Riya` bi ashlil iiman (riya`
dengan prinsip keimanan). Ini adalah riya` yang paling berat. Mengapa?
Karena orang yang terkena riya` seperti ini akan berada di neraka untuk
selama-lamanya. Dan itu adalah bventuk riya` orang-orang munafik. Mereka
memperlihatkan keimanan, akan tetapi pada dasarnya mereka tidak beriman.
Dalilnya adalah semua ayat Al-Qur’an yang berbicara tentang orang-orang
munafik.
b.
Riya` bi
‘ushulil ‘ibadah (riya` dengan pokok-pokok ibadah), akan tetapi dia
tetap beriman. Jadi, ia tetap percaya dengan pokok-pokok agama. Itu pun
merupakan perbuatan yang dosanya besar di sisi Allah Swt., walaupun berbeda
dengan yang pertama. Contoh riya` seperti ini adalah orang yang memiliki
harta benda, akan tetapi ada di tangan orang lain.

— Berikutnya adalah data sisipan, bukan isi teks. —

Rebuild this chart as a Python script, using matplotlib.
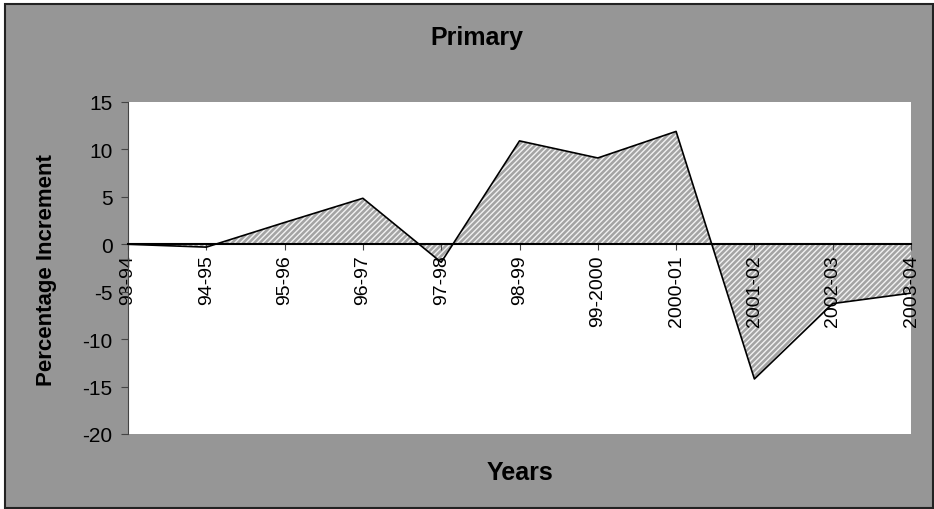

Kemudian pemilik harta itu
memerintahkan kepada orang yang memegang hartanya agar mengeluarkan zakatnya.
Karena kalau zakatnya tidak dikeluarkan, ia takut dicela. Jadi, zakat itu
dikeluarkan karena hartanya tidak berada di tangannya. Seandainya harta itu ada
di tangan sendiri, mungkin zakatnya tidak dikeluarkan.
Dan yang mengetahui apa yang ada dalam
hati seseorang hanyalah Allah Swt., sehingga kita dilarang untuk memvonis
dengan menuduh orang lain. Marilah kita koreksi diri kita masing-masing. kalau
kita mempunyai harta yang dipegang teman kita, kemudian kita menyuruhnya
mengeluarkan zakat karena harta itu berada pada tangan teman kia, yang seperti
ini termasuk riya`.
Dalam masalah shalat, misalnya, suatu saat
bisa saja si fulan berada di tengah-tengah saudaranya kaum Muslimin. Biasanya
kalau dia sendirian, tidak pernah mau shalat. Akan tetapi karena berada di
tengah-tengah saudaranya, maka dia shalat.
c.
Riya`
dengan yang sunnah. Jadi seandainya tidak ia kerjakan, tidaklah berdosa.
Misalnya, orang yang menjenguk orang sakit, memandikan mayit, shalat jenazah,
dan lain sebagainya. Ibadah-ibadah sunnah itu mungkin tidak dikerjakannya bila
ia dalam keadaan sendiri.
Demikianlah
sekilas tentang bentuk-bentuk riya`, semoga kita tidak termasuk
orang-orang yang merugi lantaran ada penyakit riya` di dalam hati kita.
Kita berlindung kepada Allah Swt. dari penyakit riya` yang dapat
menghancurkan amal shalih yang telah kita lakukan. Wallahu a’lam bishshawab.